Dh grew up upper middle class, he had a nanny, and anything he wanted. His parents did not have any college education but were business owners as well.


I went to college, am an RN, although I don't work now. Dh didn't go, he fell into the IT world at a young age, and discovered he was very talented at it, never saw the need to go to college when he had so much work without it. He owns his own IT company now, we make more then my parents did. And should be set to retire early as well, our first house will be paid before I'm 45.
post #35 of 90
grew up as the only child of parents who had me in their early 40's, inherited a lot from the grandparents' passing when I was in my teens--we weren't terribly well-off, but then again, I had a new wardrobe every 3 months and was driven to school in a brand-new camaro.

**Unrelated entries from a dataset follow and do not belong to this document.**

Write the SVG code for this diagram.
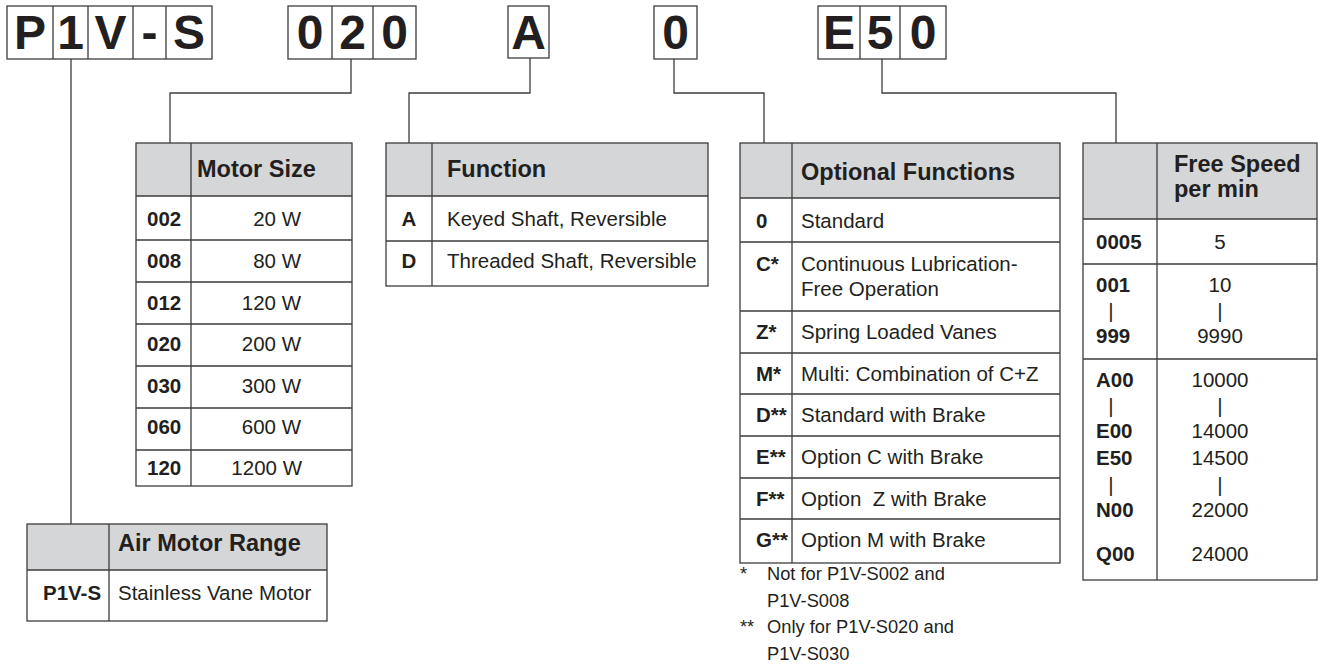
<svg xmlns="http://www.w3.org/2000/svg" width="1318" height="668" viewBox="0 0 1318 668">
<style>
  .bg{fill:#ffffff}
  .hd{fill:#d5d6d8}
  .ln{stroke:#3c3c3c;stroke-width:1.3;fill:none}
  .box{stroke:#3c3c3c;stroke-width:1.3;fill:#ffffff}
  text{font-family:"Liberation Sans",Arial,Helvetica,sans-serif;fill:#231f20}
  .big{font-size:48px;font-weight:bold;text-anchor:middle}
  .h{font-size:23.5px;font-weight:bold}
  .c{font-size:20.5px;font-weight:bold}
  .t{font-size:20.5px}
  .m{text-anchor:middle}
  .e{text-anchor:end}
  .fn{font-size:18.3px}
</style>
<rect class="bg" x="0" y="0" width="1318" height="668"/>

<g id="connectors" class="ln">
  <path d="M71 59 V524"/>
  <path d="M351 59 V93 H170 V143"/>
  <path d="M530 58 V93 H409 V143"/>
  <path d="M674 59 V93 H764 V143"/>
  <path d="M882 59 V93 H1116 V143"/>
</g>

<g id="code-p1vs">
  <rect class="box" x="7" y="6" width="205" height="53"/>
  <path class="ln" d="M53 6 V59 M88 6 V59 M133 6 V59 M166 6 V59"/>
  <text class="big" x="30" y="49">P</text>
  <text class="big" x="70.5" y="49">1</text>
  <text class="big" x="110.5" y="49">V</text>
  <text class="big" x="149.5" y="49">-</text>
  <text class="big" x="189" y="49">S</text>
</g>

<g id="code-020">
  <rect class="box" x="288" y="6" width="128" height="53"/>
  <path class="ln" d="M332 6 V59 M373 6 V59"/>
  <text class="big" x="310" y="49">0</text>
  <text class="big" x="352.5" y="49">2</text>
  <text class="big" x="394.5" y="49">0</text>
</g>

<g id="code-a">
  <rect class="box" x="508" y="6" width="41" height="52"/>
  <text class="big" x="528.5" y="49">A</text>
</g>

<g id="code-0">
  <rect class="box" x="654" y="6" width="43" height="53"/>
  <text class="big" x="675.5" y="49">0</text>
</g>

<g id="code-e50">
  <rect class="box" x="818" y="6" width="128" height="53"/>
  <path class="ln" d="M860 6 V59 M900 6 V59"/>
  <text class="big" x="839" y="49">E</text>
  <text class="big" x="880" y="49">5</text>
  <text class="big" x="923" y="49">0</text>
</g>

<g id="table-motor-size">
  <rect class="hd" x="136" y="143" width="216" height="53"/>
  <rect class="ln" x="136" y="143" width="216" height="343"/>
  <path class="ln" d="M191 143 V486 M136 196 H352 M136 240 H352 M136 282 H352 M136 324 H352 M136 366 H352 M136 408 H352 M136 450 H352"/>
  <text class="h" x="197" y="177">Motor Size</text>
  <text class="c" x="147" y="226">002</text><text class="t e" x="301" y="226">20 W</text>
  <text class="c" x="147" y="268">008</text><text class="t e" x="301" y="268">80 W</text>
  <text class="c" x="147" y="310">012</text><text class="t e" x="301" y="310">120 W</text>
  <text class="c" x="147" y="351">020</text><text class="t e" x="301" y="351">200 W</text>
  <text class="c" x="147" y="393">030</text><text class="t e" x="301" y="393">300 W</text>
  <text class="c" x="147" y="434">060</text><text class="t e" x="301" y="434">600 W</text>
  <text class="c" x="147" y="475">120</text><text class="t e" x="302" y="475">1200 W</text>
</g>

<g id="table-function">
  <rect class="hd" x="386" y="143" width="322" height="53"/>
  <rect class="ln" x="386" y="143" width="322" height="143"/>
  <path class="ln" d="M432 143 V286 M386 196 H708 M386 241 H708"/>
  <text class="h" x="447" y="177">Function</text>
  <text class="c m" x="409" y="226">A</text><text class="t" x="447" y="226">Keyed Shaft, Reversible</text>
  <text class="c m" x="409" y="268">D</text><text class="t" x="447" y="268">Threaded Shaft, Reversible</text>
</g>

<g id="table-optional-functions">
  <rect class="hd" x="740" y="143" width="320" height="55"/>
  <rect class="ln" x="740" y="143" width="320" height="420"/>
  <path class="ln" d="M792 143 V563 M740 198 H1060 M740 242 H1060 M740 311 H1060 M740 353 H1060 M740 394 H1060 M740 436 H1060 M740 478 H1060 M740 519 H1060"/>
  <text class="h" x="801" y="180">Optional Functions</text>
  <text class="c" x="756" y="228">0</text><text class="t" x="801" y="228">Standard</text>
  <text class="c" x="756" y="270.5">C*</text><text class="t" x="801" y="270.5">Continuous Lubrication-</text>
  <text class="t" x="801" y="295.5">Free Operation</text>
  <text class="c" x="756" y="339">Z*</text><text class="t" x="801" y="339">Spring Loaded Vanes</text>
  <text class="c" x="756" y="380.5">M*</text><text class="t" x="801" y="380.5">Multi: Combination of C+Z</text>
  <text class="c" x="756" y="422">D**</text><text class="t" x="801" y="422">Standard with Brake</text>
  <text class="c" x="756" y="464">E**</text><text class="t" x="801" y="464">Option C with Brake</text>
  <text class="c" x="756" y="505.5">F**</text><text class="t" x="801" y="505.5" xml:space="preserve">Option  Z with Brake</text>
  <text class="c" x="756" y="547">G**</text><text class="t" x="801" y="547">Option M with Brake</text>
</g>

<g id="footnotes">
  <text class="fn" x="740" y="580">*</text>
  <text class="fn" x="767" y="580">Not for P1V-S002 and</text>
  <text class="fn" x="767" y="607">P1V-S008</text>
  <text class="fn" x="740" y="633">**</text>
  <text class="fn" x="767" y="633">Only for P1V-S020 and</text>
  <text class="fn" x="767" y="660">P1V-S030</text>
</g>

<g id="table-free-speed">
  <rect class="hd" x="1083" y="143" width="234" height="76"/>
  <rect class="ln" x="1083" y="143" width="234" height="437"/>
  <path class="ln" d="M1157 143 V580 M1083 219 H1317 M1083 264 H1317 M1083 359 H1317"/>
  <text class="h" x="1174" y="172">Free Speed</text>
  <text class="h" x="1174" y="197">per min</text>
  <text class="c" x="1096" y="249">0005</text><text class="t m" x="1220" y="249">5</text>
  <text class="c" x="1096" y="292">001</text><text class="t m" x="1220" y="292">10</text>
  <text class="t m" x="1111" y="318">|</text><text class="t m" x="1220" y="318">|</text>
  <text class="c" x="1096" y="343">999</text><text class="t m" x="1220" y="343">9990</text>
  <text class="c" x="1096" y="387">A00</text><text class="t m" x="1220" y="387">10000</text>
  <text class="t m" x="1111" y="413">|</text><text class="t m" x="1220" y="413">|</text>
  <text class="c" x="1096" y="438">E00</text><text class="t m" x="1220" y="438">14000</text>
  <text class="c" x="1096" y="465">E50</text><text class="t m" x="1220" y="465">14500</text>
  <text class="t m" x="1111" y="492">|</text><text class="t m" x="1220" y="492">|</text>
  <text class="c" x="1096" y="517">N00</text><text class="t m" x="1220" y="517">22000</text>
  <text class="c" x="1096" y="561">Q00</text><text class="t m" x="1220" y="561">24000</text>
</g>

<g id="table-air-motor-range">
  <rect class="hd" x="27" y="524" width="300" height="46"/>
  <rect class="ln" x="27" y="524" width="300" height="97"/>
  <path class="ln" d="M109 524 V621 M27 570 H327"/>
  <text class="h" x="118" y="551">Air Motor Range</text>
  <text class="c" x="43" y="600">P1V-S</text>
  <text class="t" x="118" y="600">Stainless Vane Motor</text>
</g>
</svg>
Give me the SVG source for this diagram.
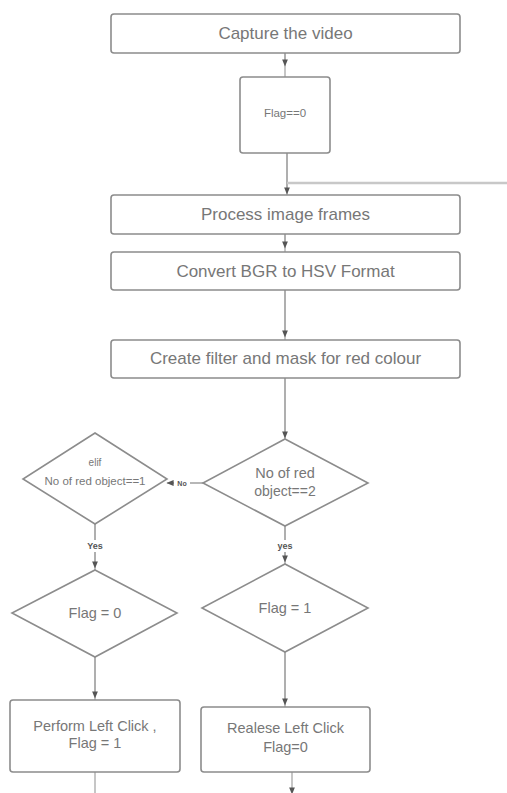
<svg xmlns="http://www.w3.org/2000/svg" width="507" height="793" viewBox="0 0 507 793">
<defs>
<style>
.box{fill:#fff;stroke:#8c8c8c;stroke-width:1.6}
.t{font-family:"Liberation Sans",Arial,sans-serif;fill:#777;text-anchor:middle;dominant-baseline:central}
.c{stroke:#a0a0a0;stroke-width:1.2;fill:none}
.lbl{font-family:"Liberation Sans",Arial,sans-serif;fill:#555;text-anchor:middle;dominant-baseline:central;font-weight:bold}
</style>
<marker id="ah" viewBox="0 0 10 10" refX="5" refY="5" markerWidth="6" markerHeight="6" orient="auto">
<path d="M0,1 L10,5 L0,9 z" fill="#555"/>
</marker>
</defs>
<rect width="507" height="793" fill="#fff"/>
<g id="connectors">
<path class="c" d="M285,53 V77"/>
<path class="c" d="M285,53 V63" marker-end="url(#ah)"/>
<path class="c" d="M287,153 V195"/>
<path class="c" d="M287,153 V191" marker-end="url(#ah)"/>
<path d="M287,183 H507" stroke="#c8c8c8" stroke-width="2.5" fill="none"/>
<path class="c" d="M285,234 V252"/>
<path class="c" d="M285,234 V245" marker-end="url(#ah)"/>
<path class="c" d="M285,290 V340"/>
<path class="c" d="M285,290 V334" marker-end="url(#ah)"/>
<path class="c" d="M285,378 V439"/>
<path class="c" d="M285,378 V435" marker-end="url(#ah)"/>
<path class="c" d="M203,483 H167"/>
<path class="c" d="M203,483 H170" marker-end="url(#ah)"/>
<path class="c" d="M95,524 V570"/>
<path class="c" d="M95,524 V565" marker-end="url(#ah)"/>
<path class="c" d="M285,526 V564"/>
<path class="c" d="M285,526 V559" marker-end="url(#ah)"/>
<path class="c" d="M95,657 V700"/>
<path class="c" d="M95,657 V695" marker-end="url(#ah)"/>
<path class="c" d="M285,652 V707"/>
<path class="c" d="M285,652 V702" marker-end="url(#ah)"/>
<path class="c" d="M95,772 V793"/>
<path class="c" d="M292,772 V791" marker-end="url(#ah)"/>
<rect x="174" y="478" width="16" height="10" fill="#fff"/>
<text class="lbl" x="182" y="483" font-size="7">No</text>
<rect x="86" y="540" width="18" height="12" fill="#fff"/>
<text class="lbl" x="95" y="546" font-size="9">Yes</text>
<rect x="275" y="540" width="20" height="12" fill="#fff"/>
<text class="lbl" x="285" y="546" font-size="9">yes</text>
</g>
<g id="capture"><rect class="box" x="111" y="14" width="349" height="39" rx="3"/><text class="t" x="285.5" y="33" font-size="17">Capture the video</text></g>
<g id="flag0init"><rect class="box" x="240" y="77" width="90" height="76" rx="3"/><text class="t" x="285" y="113" font-size="11.5">Flag==0</text></g>
<g id="process"><rect class="box" x="111" y="195" width="349" height="39" rx="3"/><text class="t" x="285.5" y="214" font-size="17">Process image frames</text></g>
<g id="convert"><rect class="box" x="111" y="252" width="349" height="38" rx="3"/><text class="t" x="285.5" y="271" font-size="17">Convert BGR to HSV Format</text></g>
<g id="filter"><rect class="box" x="111" y="340" width="349" height="38" rx="3"/><text class="t" x="285.5" y="358" font-size="17">Create filter and mask for red colour</text></g>
<g id="dec2"><path class="box" d="M285,439 L368,483 L285,526 L203,483 Z"/><text class="t" x="285" y="473" font-size="14.5">No of red</text><text class="t" x="285" y="491" font-size="14">object==2</text></g>
<g id="dec1"><path class="box" d="M95,433 L167,479 L95,524 L23,479 Z"/><text class="t" x="95" y="462" font-size="10">elif</text><text class="t" x="95" y="481" font-size="11.5">No of red object==1</text></g>
<g id="flagq0"><path class="box" d="M95,570 L177,613 L95,657 L12,613 Z"/><text class="t" x="95" y="613" font-size="14.5">Flag = 0</text></g>
<g id="flagq1"><path class="box" d="M285,564 L368,608 L285,652 L202,608 Z"/><text class="t" x="285" y="608" font-size="14.5">Flag = 1</text></g>
<g id="leftclick"><rect class="box" x="10" y="700" width="170" height="72" rx="3"/><text class="t" x="95" y="726" font-size="14.5">Perform Left Click ,</text><text class="t" x="95" y="743" font-size="14.5">Flag = 1</text></g>
<g id="release"><rect class="box" x="201" y="707" width="169" height="65" rx="3"/><text class="t" x="285.5" y="728" font-size="14.5">Realese Left Click</text><text class="t" x="285.5" y="747" font-size="14.5">Flag=0</text></g>
</svg>
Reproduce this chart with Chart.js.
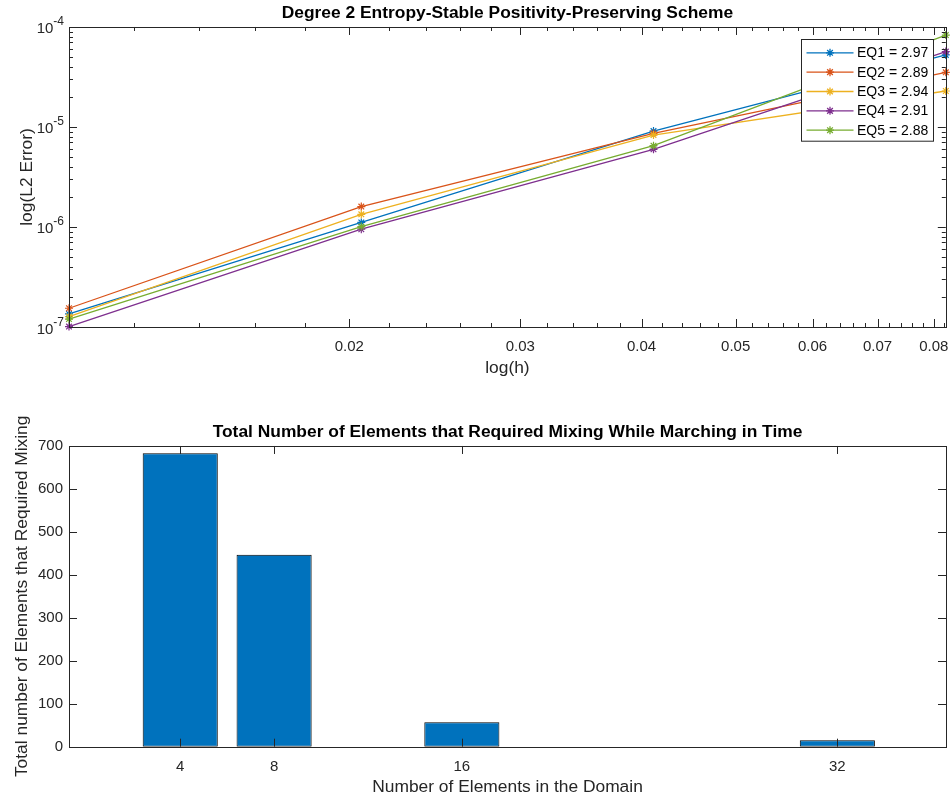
<!DOCTYPE html>
<html><head><meta charset="utf-8">
<script src="https://cdn.jsdelivr.net/npm/chart.js@4.4.1/dist/chart.umd.min.js"></script>
<style>
html,body{margin:0;padding:0;background:#fff;}
#wrap{position:relative;width:951px;height:800px;background:#fff;}
canvas{position:absolute;left:0;}
#c1{top:0}
#c2{top:400px}
</style></head><body>
<div id="wrap"><canvas id="c1" width="951" height="400"></canvas><canvas id="c2" width="951" height="400"></canvas></div>
<script>
// ---------- data: top chart ----------
const hValues = [0.01029, 0.02058, 0.04115, 0.0823];
const eq1Err = [1.35e-7, 1.11e-6, 9.1e-6, 5.25e-5];
const eq2Err = [1.54e-7, 1.60e-6, 8.65e-6, 3.52e-5];
const eq3Err = [1.27e-7, 1.34e-6, 8.3e-6, 2.29e-5];
const eq4Err = [1.01e-7, 9.5e-7, 5.98e-6, 5.67e-5];
const eq5Err = [1.20e-7, 1.01e-6, 6.5e-6, 8.3e-5];
const seriesNames = ['EQ1 = 2.97', 'EQ2 = 2.89', 'EQ3 = 2.94', 'EQ4 = 2.91', 'EQ5 = 2.88'];
const seriesColors = ['#0072BD', '#D95319', '#EDB120', '#7E2F8E', '#77AC30'];
const xTickValues = [0.02, 0.03, 0.04, 0.05, 0.06, 0.07, 0.08];
const xTickLabels = ['0.02', '0.03', '0.04', '0.05', '0.06', '0.07', '0.08'];
const xMinorTicks = [0.012, 0.014, 0.016, 0.018, 0.022, 0.024, 0.026, 0.028, 0.032, 0.034, 0.036, 0.038,
  0.042, 0.044, 0.046, 0.048, 0.052, 0.054, 0.056, 0.058, 0.062, 0.064, 0.066, 0.068,
  0.072, 0.074, 0.076, 0.078, 0.082];
const yTickValues = [1e-7, 1e-6, 1e-5, 1e-4];
const yTickBase = '10';
const yTickExponents = ['-7', '-6', '-5', '-4'];
const yMinorTicks = [2e-7, 3e-7, 4e-7, 5e-7, 6e-7, 7e-7, 8e-7, 9e-7,
  2e-6, 3e-6, 4e-6, 5e-6, 6e-6, 7e-6, 8e-6, 9e-6,
  2e-5, 3e-5, 4e-5, 5e-5, 6e-5, 7e-5, 8e-5, 9e-5];

// ---------- data: bottom chart ----------
const elementCounts = [4, 8, 16, 32];
const mixedElements = [683, 447, 57, 15];
const barXTickLabels = ['4', '8', '16', '32'];
const barYTickValues = [0, 100, 200, 300, 400, 500, 600, 700];

const FONT = '"Liberation Sans", Arial, Helvetica, sans-serif';
const AXC = '#262626';

const axesDecor = {
  id: 'axesDecor',
  afterDatasetsDraw(chart, args, o) {
    const {ctx, chartArea: a, scales} = chart;
    const xs = scales.x, ys = scales.y;
    const L = 8, l = 4;
    ctx.save();
    ctx.strokeStyle = AXC; ctx.lineWidth = 1;
    ctx.beginPath();
    const xt = (v, len) => { const p = Math.round(xs.getPixelForValue(v)) + 0.5;
      ctx.moveTo(p, a.bottom); ctx.lineTo(p, a.bottom - len); ctx.moveTo(p, a.top); ctx.lineTo(p, a.top + len); };
    const yt = (v, len) => { const p = Math.round(ys.getPixelForValue(v)) + 0.5;
      ctx.moveTo(a.left, p); ctx.lineTo(a.left + len, p); ctx.moveTo(a.right, p); ctx.lineTo(a.right - len, p); };
    (o.xMajor || []).forEach(v => xt(v, L));
    (o.xMinor || []).forEach(v => { if (v > xs.min && v < xs.max) xt(v, l); });
    (o.yMajor || []).forEach(v => yt(v, L));
    (o.yMinor || []).forEach(v => { if (v > ys.min && v < ys.max) yt(v, l); });
    ctx.stroke();
    ctx.strokeRect(Math.round(a.left) + 0.5, Math.round(a.top) + 0.5, Math.round(a.right - a.left), Math.round(a.bottom - a.top));
    // power-of-ten tick labels with a raised exponent
    if (o.powLabels) {
      ctx.fillStyle = AXC; ctx.textBaseline = 'alphabetic'; ctx.textAlign = 'left';
      o.powLabels.values.forEach((v, i) => {
        const p = ys.getPixelForValue(v);
        const exp = o.powLabels.exponents[i];
        ctx.font = '12px ' + FONT;
        const we = ctx.measureText(exp).width;
        const xe = a.left - 5 - we;
        ctx.fillText(exp, xe, p - 1.5);
        ctx.font = '15px ' + FONT;
        const wb = ctx.measureText(o.powLabels.base).width;
        ctx.fillText(o.powLabels.base, xe - wb, p + 6.5);
      });
    }
    ctx.restore();
  }
};

const boxLegend = {
  id: 'boxLegend',
  afterDraw(chart, args, o) {
    if (!o.enabled) return;
    const {ctx, chartArea: a} = chart;
    const ds = chart.data.datasets;
    const x0 = Math.round(a.right - 145) + 0.5, y0 = Math.round(a.top + 12) + 0.5;
    const w = 132, h = 101.7, rowH = 19.35;
    ctx.save();
    ctx.fillStyle = '#fff'; ctx.fillRect(x0, y0, w, h);
    ctx.strokeStyle = AXC; ctx.lineWidth = 1; ctx.strokeRect(x0, y0, w, h);
    ctx.font = '14px ' + FONT; ctx.textBaseline = 'middle'; ctx.textAlign = 'left';
    ds.forEach((d, i) => {
      const y = y0 + 13.3 + i * rowH;
      ctx.strokeStyle = d.borderColor; ctx.lineWidth = 1.3;
      ctx.beginPath(); ctx.moveTo(x0 + 5, y); ctx.lineTo(x0 + 52, y); ctx.stroke();
      Chart.helpers.drawPoint(ctx, {pointStyle: 'star', radius: 4, rotation: 0, borderWidth: 1.2}, x0 + 28.5, y);
      ctx.fillStyle = '#000';
      ctx.fillText(d.label, x0 + 55.5, y + 0.5);
    });
    ctx.restore();
  }
};

const noPad = s => { s.paddingLeft = 0; s.paddingRight = 0; s.paddingTop = 0; s.paddingBottom = 0; };
const errSeries = [eq1Err, eq2Err, eq3Err, eq4Err, eq5Err];

new Chart(document.getElementById('c1'), {
  type: 'line',
  data: {
    datasets: errSeries.map((s, i) => ({
      label: seriesNames[i],
      data: hValues.map((h, j) => ({x: h, y: s[j]})),
      borderColor: seriesColors[i], backgroundColor: seriesColors[i],
      borderWidth: 1.3, pointStyle: 'star', pointRadius: 4, pointBorderWidth: 1.2,
      pointBorderColor: seriesColors[i], tension: 0, fill: false, clip: 8,
      order: 5 - i
    }))
  },
  plugins: [axesDecor, boxLegend],
  options: {
    responsive: false, animation: false, events: [],
    layout: {padding: {left: 0, right: 5, top: 0, bottom: 0}},
    plugins: {
      legend: {display: false}, tooltip: {enabled: false},
      title: {display: true, text: 'Degree 2 Entropy-Stable Positivity-Preserving Scheme', fullSize: false,
        color: '#000', font: {family: FONT, size: 17.4, weight: 'bold'}, padding: {top: 2.6, bottom: 3.5}},
      axesDecor: {xMajor: xTickValues, xMinor: xMinorTicks, yMajor: yTickValues, yMinor: yMinorTicks,
        powLabels: {values: yTickValues, base: yTickBase, exponents: yTickExponents}},
      boxLegend: {enabled: true}
    },
    scales: {
      x: {
        type: 'logarithmic', min: hValues[0], max: hValues[hValues.length - 1],
        afterBuildTicks: s => { s.ticks = xTickValues.map(v => ({value: v, major: true})); },
        afterFit: s => { s.height = 73; noPad(s); },
        grid: {display: false, drawTicks: false}, border: {display: false},
        ticks: {autoSkip: false, maxRotation: 0, padding: 11, color: AXC, font: {family: FONT, size: 15},
          callback: (v, i) => xTickLabels[i]},
        title: {display: true, text: 'log(h)', color: AXC, font: {family: FONT, size: 17.4}, padding: {top: 0, bottom: 21.6}}
      },
      y: {
        type: 'logarithmic', min: yTickValues[0], max: yTickValues[yTickValues.length - 1],
        afterBuildTicks: s => { s.ticks = yTickValues.map(v => ({value: v, major: true})); },
        afterFit: s => { s.width = 69; noPad(s); },
        grid: {display: false, drawTicks: false}, border: {display: false},
        ticks: {autoSkip: false, padding: 5, font: {family: FONT, size: 15}, callback: () => ''},
        title: {display: true, text: 'log(L2 Error)', color: AXC, font: {family: FONT, size: 17.4}, padding: {top: 16.6, bottom: 0}}
      }
    }
  }
});

new Chart(document.getElementById('c2'), {
  type: 'bar',
  data: {
    datasets: [{
      label: 'Mixing',
      data: elementCounts.map((n, i) => ({x: n, y: mixedElements[i]})),
      backgroundColor: '#0072BD', borderColor: '#000', borderWidth: 1, borderSkipped: false,
      barPercentage: 0.8, categoryPercentage: 1.0
    }]
  },
  plugins: [axesDecor],
  options: {
    responsive: false, animation: false, events: [],
    layout: {padding: {left: 0, right: 5, top: 0, bottom: 0}},
    plugins: {
      legend: {display: false}, tooltip: {enabled: false},
      title: {display: true, text: 'Total Number of Elements that Required Mixing While Marching in Time', fullSize: false,
        color: '#000', font: {family: FONT, size: 17.4, weight: 'bold'}, padding: {top: 21.6, bottom: 3.5}},
      axesDecor: {xMajor: elementCounts, yMajor: barYTickValues}
    },
    scales: {
      x: {
        type: 'linear', min: -0.74, max: 36.63, offset: false,
        afterBuildTicks: s => { s.ticks = elementCounts.map(v => ({value: v})); },
        afterFit: s => { s.height = 53.3; noPad(s); },
        grid: {display: false, drawTicks: false, offset: false}, border: {display: false},
        ticks: {autoSkip: false, maxRotation: 0, padding: 11, color: AXC, font: {family: FONT, size: 15},
          callback: (v, i) => barXTickLabels[i]},
        title: {display: true, text: 'Number of Elements in the Domain', color: AXC, font: {family: FONT, size: 17.4}, padding: {top: 0, bottom: 2.6}}
      },
      y: {
        type: 'linear', min: 0, max: 700,
        afterBuildTicks: s => { s.ticks = barYTickValues.map(v => ({value: v})); },
        afterFit: s => { s.width = 69; noPad(s); },
        grid: {display: false, drawTicks: false}, border: {display: false},
        ticks: {autoSkip: false, padding: 6, color: AXC, font: {family: FONT, size: 15},
          callback: (v, i) => String(barYTickValues[i])},
        title: {display: true, text: 'Total number of Elements that Required Mixing', color: AXC, font: {family: FONT, size: 17.4}, padding: {top: 12.1, bottom: 0}}
      }
    }
  }
});
</script>
</body></html>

got married young, had two dc, got divorced (which usually makes everybody poorer ), got remarried, and am now a SAHM of 3 kids. Yeah, I'm a good deal poorer than when I was growing up
post #36 of 90
Quote:
Originally Posted by sanguine_speed View Post
Now, we have everything we need and I don't worry about money.
oh how i long to utter this sentence some sweet, far-off day
post #37 of 90
I grew up regular old middle class. Dh grew up lower middle class. WE are definitely much poorer than my parents and dh's family. It's been an uphill battle since we got married.
post #38 of 90
My current one is much higher. My family was very poor. We lived in a tiny crapy house in a bad neighborhood. The guy across the street was a huge drug dealer and was eventually sent to prison when I was in high school. We got food stamps and other aid as we needed it. We even got toys for Christmas from Toys for Tots and other organizations because my parents just didn't come close to having extra money for gifts. I have 2 brothers, one half-brother, 2 step-sisters so it was really hard with 6 children. Now I live in a nice house and basically don't have to worry about my needs being met. DH is a good provider. We both have college degrees and I'm almost done with my masters degree but I'm SAH for now. I'm very grateful for what I have now. I try to volunteer and give back as much as I'm able to.
post #39 of 90
Better. I grew up middle class, and I'm still middle class, but doing slightly better than my parents were at my age. I'm able to stay at home, my mom was not as my dad was laid off when I was 4. They didn't save anything for anything, retirement, college, etc. Whereas we have healthy savings going, on track to retire, college savings, etc.

However outwardly, we live in a smaller house than I grew up in which we chose to do to save money.
post #40 of 90
Raising Lower Middle class and we are Lower Middle class now.